Freelancers: If you’re interested in seeing a sample of my thank you card, send me your snail mail address through the “Ask the Doc” link in the sidebar, and I’ll drop one in the mail.
Mark Armstrong says
Good points all, Doctor, well said. One could certainly debate which form of thank-you is better these days (hand-written vs. email). The important thing is to say thanks and take the time to say it well. Written thanks and good grammar are an unbeatable combo when it comes to making a good impression. Cheers, Jake!
P.S. Jones says
I send handwritten notes for the exact reason you mentioned: nobody else does. So I stand out in that person’s mind. I also send handwritten holiday cards to those I’ve done business with throughout the year. I can’t tell you how many stunned phone calls I get from clients about them. And then I turn that into a discussion about how we’re going to work together in the next year. It may be old fashioned and corny, but it works.
Dr. Freelance says
@Mark, precisely. It’s all about saying thanks and taking the time to say it well, regardless of electronic, print or smoke signal. Cheers!

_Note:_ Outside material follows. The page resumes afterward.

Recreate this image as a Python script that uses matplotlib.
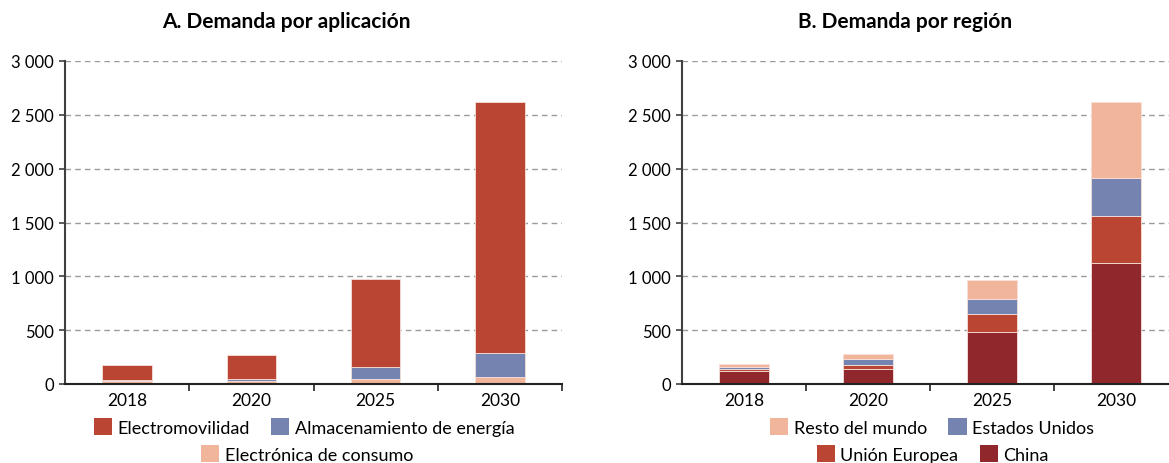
import matplotlib
matplotlib.use("Agg")
import matplotlib.pyplot as plt
from matplotlib.patches import Patch
import numpy as np

plt.rcParams['font.family'] = ['Lato', 'DejaVu Sans']

years = ["2018", "2020", "2025", "2030"]

# Panel A: demand by application
app_labels = ["Electrónica de consumo", "Almacenamiento de energía", "Electromovilidad"]
consumo = [32, 32, 50, 62]
almacenamiento = [5, 15, 105, 222]
electromovilidad = [140, 225, 817, 2336]

# Panel B: demand by region
reg_labels = ["China", "Unión Europea", "Estados Unidos", "Resto del mundo"]
china = [124, 142, 486, 1121]
ue = [15, 31, 164, 439]
eeuu = [21, 62, 139, 356]
resto = [22, 43, 180, 701]

yticks = [0, 500, 1000, 1500, 2000, 2500, 3000]
ytick_labels = ["0", "500", "1 000", "1 500", "2 000", "2 500", "3 000"]

C_RED = "#B94532"
C_BLUE = "#7483B0"
C_PINK = "#F0B59A"
C_DARK = "#90272D"

W, H = 1169, 464
fig = plt.figure(figsize=(W / 100, H / 100), dpi=100)

def px_axes(x0, x1, ytop, ybot):
    return fig.add_axes([x0 / W, (H - ybot) / H, (x1 - x0) / W, (ybot - ytop) / H])

axA = px_axes(65, 562, 62, 385)
axB = px_axes(682, 1178, 62, 385)

def style(ax):
    ax.set_xlim(-0.5, 3.5)
    ax.set_ylim(0, 3000)
    ax.set_yticks(yticks)
    ax.set_yticklabels(ytick_labels, fontsize=12)
    ax.set_xticks(range(len(years)))
    ax.set_xticklabels(years, fontsize=12.5)
    ax.set_xticks([0.5, 1.5, 2.5, 3.5], minor=True)
    ax.tick_params(axis='x', which='major', length=0, pad=6)
    ax.tick_params(axis='x', which='minor', length=5, width=1.2, direction='out', color='#222222')
    ax.tick_params(axis='y', length=4, width=1.2, direction='out', color='#404040', pad=4)
    for s in ['top', 'right']:
        ax.spines[s].set_visible(False)
    ax.spines['left'].set_color('#404040')
    ax.spines['left'].set_linewidth(1.5)
    ax.spines['bottom'].set_color('#222222')
    ax.spines['bottom'].set_linewidth(1.5)
    ax.set_axisbelow(True)
    ax.yaxis.grid(True, color='#9A9A9A', linestyle=(0, (4, 3)), linewidth=1.0)
    ax.xaxis.grid(False)

x = np.arange(len(years))
bw = 0.4
ek = dict(edgecolor='#F7E0DA', linewidth=0.6, width=bw)

# Panel A
b = np.zeros(4)
for vals, col in [(consumo, C_PINK), (almacenamiento, C_BLUE), (electromovilidad, C_RED)]:
    axA.bar(x, vals, bottom=b, color=col, **ek)
    b += np.array(vals)
style(axA)

# Panel B
b = np.zeros(4)
for vals, col in [(china, C_DARK), (ue, C_RED), (eeuu, C_BLUE), (resto, C_PINK)]:
    axB.bar(x, vals, bottom=b, color=col, **ek)
    b += np.array(vals)
style(axB)

fig.text(286 / W, 1 - 22 / H, "A. Demanda por aplicación", ha='center', va='center',
         fontsize=15, fontweight='bold')
fig.text(905 / W, 1 - 22 / H, "B. Demanda por región", ha='center', va='center',
         fontsize=15, fontweight='bold')

legkw = dict(frameon=False, fontsize=13, handlelength=1.0, handleheight=1.0,
             handletextpad=0.3, columnspacing=1.2, borderaxespad=0, borderpad=0)

def add_legend(items, xc, yc):
    handles = [Patch(facecolor=c, edgecolor='none') for _, c in items]
    labels = [l for l, _ in items]
    fig.legend(handles, labels, ncol=len(items), loc='center',
               bbox_to_anchor=(xc, yc), bbox_transform=fig.transFigure, **legkw)

add_legend([(app_labels[2], C_RED), (app_labels[1], C_BLUE)], 304 / W, 1 - 428 / H)
add_legend([(app_labels[0], C_PINK)], 307 / W, 1 - 455 / H)
add_legend([(reg_labels[3], C_PINK), (reg_labels[2], C_BLUE)], 932 / W, 1 - 428 / H)
add_legend([(reg_labels[1], C_RED), (reg_labels[0], C_DARK)], 933 / W, 1 - 455 / H)

fig.savefig("out.png", dpi=100)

@P.S. Jones, there’s still room in this cynical world for old fashioned and corny…and glad to hear it works for you too! I’d like to think we could make it a trend, eh?
Paul Lagasse says
+1 on the handwritten holiday cards, @P.S. Jones. I’ve been sending them to my clients for the past few years and they have generated assignments — sometimes right away, sometimes in concert with follow-up tickler e-mails sent several weeks later. Cards with a little bit of quirkiness or whimsy seem to get more attention.
I will try the handwritten thank-you note idea too. Thanks, Dr. Freelance! Request for sample coming right after this…
Dr. Freelance says
@Paul, thanks for weighing in. You’ve reminded me to do a post about “what freelancers should do for the holidays” in the near future. (Your sample, as they say, is in the mail!)
Nanci Murdock says
I hope not! I love the handwritten thank you note. I always used them in my sales job even though 99% of the sales were done by e-mail. Also for great clients (or prospects) I might send them a book they might like or some kind of physical gift that reminded me of a comment they might have made via e-mail or in person.
This is of course not to replace the e-mail thank you, the blog comment, the re-tweet… just another tool in your gracious tool box.
That’s the thing: Courtesy and graciousness will never be dead.
Dr. Freelance says
Thank you for commenting, Nancy. There’s no such thing as overdoing it when it comes to courtesy, and a well-used “gracious tool box” is a likely sign of a successful entrepreneur.
Martha Retallick says
I’ll admit to having such bad handwriting that the National Security Agency should consider hiring me as an encryption specialist.
That being said, I still send handwritten thank you notes on postcards that feature my photography. And, amazingly enough, I’ve walked into people’s offices, and there are my cards! On the wall!
Fortunately, the picture side is showing.
Dr. Freelance says
Hey, MR, I’m a doctor—I know all about messy handwriting. But it’s the thought that counts, assuming they can make heads or tails of my chickenscratch. The photograph-postcard idea is neat; thank for sharing.
Lionel Wilson says
I think to many the Handwritten note would be considered dead. However this is to those NOT sending them. From what I have found, those receiving them love it. It is so rare and tangible it is like a fresh breath. It slows a person down and if the card honestly says thank you or was great to see or or looking forward to rather than a marketing piece then people often keep them. I have been sending them for years with great responses.